US 'dismayed' by Egypt poll problems
The US has said it is "dismayed by reports of election-day interference and intimidation by security forces" in Egypt, which it counts as a key ally.
Voters went to the polls on Sunday to elect a new parliament. The ruling National Democratic Party won nearly all the seats in the first round.
Opposition parties alleged widespread fraud, and the Muslim Brotherhood failed to win a single seat outright.
The government said the poll was fair. The second round is set for Sunday.
After the first round, Egyptian media carried images and testimonies of mass faked ballots and thugs intimidating voters at polling stations, and protests by opposition supporters erupted across the country.
"We are disappointed by reports in the pre-election period of disruption of campaign activities of opposition candidates and arrests of their supporters," said US state department spokesman Philip Crowley.

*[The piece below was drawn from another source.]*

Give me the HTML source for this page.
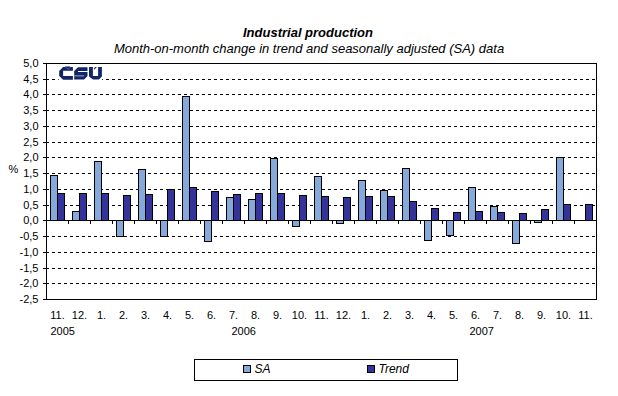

"We are also dismayed by reports of election-day interference and intimidation by security forces," he added.
Not long after Mr Crowley's comments, official results released by the election commission showed that candidates from President Hosni Mubarak's NDP had secured 209 of the 508 seats in parliament outright.
Opposition parties won five seats and independents seven, the commission said. But none of the 130 independent candidates allied to the banned opposition Islamist movement, the Muslim Brotherhood, won a seat outright.
Run-offs will be held on Sunday to decide the remaining 287 seats.
The Brotherhood, which holds 88 seats in the current parliament, denounced the results as "invalid". Twenty-six of the group's members will stand in the run-offs, and it does not expect to win any.
The opposition New Wafd party said on the front page of its newspaper that the government had violated a "presidential promise" to hold free and fair elections.
It also called on the election commission to postpone the announcement of the official results until it had investigated claims of voting violations.
The final results of the poll could leave the NDP with an embarrassingly large majority in the new parliament, says the BBC's Jon Leyne in Cairo.
It could also further undermine the credibility of a process in which few Egyptians even bother to participate, our correspondent says.
Some 42 million voters were eligible to cast their ballots - but a coalition of human rights groups suggests turnout was only 10-15%.